Bucks Diary

Monday, March 24, 2008

NCAA Weekend: Lessons learned

The PVOA system, applied to the NCAA tournament, had an okay showing over the four day weekend. In fact, for an untested, purely theoretical, system I can't complain. We hit on 36 of 48 games, including 15 of 16 on Thursday, and 12 of the 14 games in which I had at least one team alive over the weekend. Friday was a disaster, but we'll get to why.

Actually, if you count only games in which there was a pick available, we hit on 36 of 46. That's a little over 78%. Its far better than I've done since the days when I actually followed college basketball.

But lets talk about the misses. Here they are.

The missed pick listed first:

Indiana-Arkansas
St. Joseph's-Oklahoma
St Mary's-Miami FL
Drake-Western Kentucky
Arizona-West Virginia
Connecticut-San Diego
Clemson-Villanova
Vanderbilt-Siena
Duke-(West Virginia.. I had Arizona here)
Georgetown-Davidson

The problems, as you can see, have mainly been at the margins. Here are some things I learned:

1. Field Goal Percentages not indicative
If there was no clear blue water between two teams using PVOA, then I went with the team that had the higher effective field goal percentage. This was complete folly, based entirely upon this guy's analysis ("Even with the small sample, this is fairly strong evidence that the better shooting team has a distinct advantage in matchups of similarly seeded teams."). I lost every single one of the "better shooter" games, save for Michigan State-Pittsburgh.

2. Beware of the "Even" Mid-Majors
Moreover, and perhaps more significantly, in every one of those games the better shooting team ended up being the Mid-Major: St. Joe's, St. Mary's, Drake. Next year I will lean against the Mid-Majors in a close call. Obviously the statisical "level playing fields" are harder to achieve when comparing Mid-Majors of relatively equal strength to the more middling "Big Conference" teams such as Oklahoma and Miami. That needs fixing.

Indeed, once we got to the weekend and had a lower percentage of mid-majors, the PVOA analysis picked up steam once again. So, again, the method of doing Mid-Major evaluations needs tweaking.

3. Beware of too many trifectas
If I had it to do all over again, I would break stalemates by picking the team that relies less on the three pointer. If you go on the "Point Distribution" outline on KenPom.com, you will see that you cannot find a single tournament team among the top, 75 I believe, most 3 point reliant teams in the country. I noticed that last night. Of course, Texas and Tennessee are still rocking, and both of them rely on the three... but by and large its dangerous to do so.

4. Offense will leave you
Next year I am going to place an added weight on defense. Most every one of the surprising teams to go down were teams heavily reliant on offense (and a lot of those were also, as I stated above, heavily reliant on threes for offense), and just average on defense. Clemson, Vanderbilt, Connecticut, etc.
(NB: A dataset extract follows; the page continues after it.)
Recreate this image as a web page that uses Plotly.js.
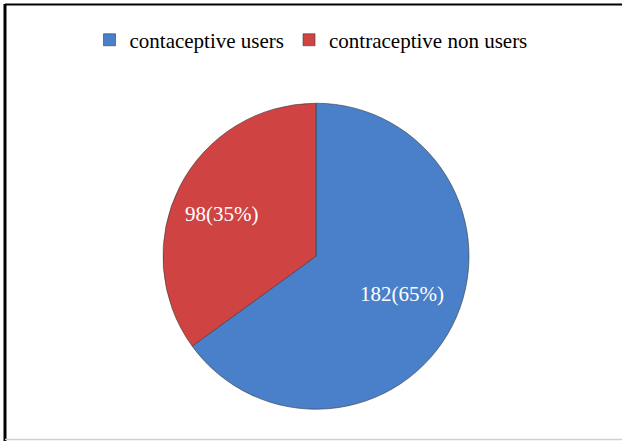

4. Apply some common sense
This is a fine line. Once you start letting all of your "hunches" loose, suddenly you have no system anymore. But, I suppose in cases like Indiana and Arizona, I should go with the overwhelming evidence of a trend. The trend in Indiana's case is that they quit on Dan Dakich. The trend in Arizona's case is that they played well against a very tough schedule, but they couldn't pull out wins.

Where I'm At

I feel like I'm doing alright... I'm hitting on more picks than all but two in my pool, but circumstances have to fall into place precisely for me to end up in the money.

Two games will go a long way toward deciding that:

Louisville-Tennessee
Wisconsin-Davidson

This is where the rubber meets the road with this system. National polling and media sentiment would have you believe in Tennessee, and local experience had most around here skeptical of Wisconsin.

But the numbers are pretty clearly on the side of Louisville and Wisconsin, especially Wisconsin. And I'm really not worried about them. If they lose, it will have been because Davidson played a spectacular game. The Badgers will show up and give a good account of themselves.

Louisville and Tennessee is a little dicier. Louisville is slightly too dependent on the three pointers for my taste, but, thankfully, so is Tennessee. So it may come down to defense, and that is edge to Louisville. Plus, historically, Bruce Pearl teams sprint to the field of 16 and then run out of gas. And Tennessee is the worst team left in the tournament at preventing their opponent from getting second chance rebounds on the offensive end.

NBA talk will return tomorrow or the next day

1 Comments:

At March 25, 2008 at 8:26 AM, Anonymous Anonymous said...

If you had just taken the favorites in every game you would have gotten 35 right.

Beware of "confirmation bias" -- just because something worked over a recent sample set doesn't mean it works. And when it comes to predicting sports results, almost any random system works about 50% of the time vs the spread and 75% straight up.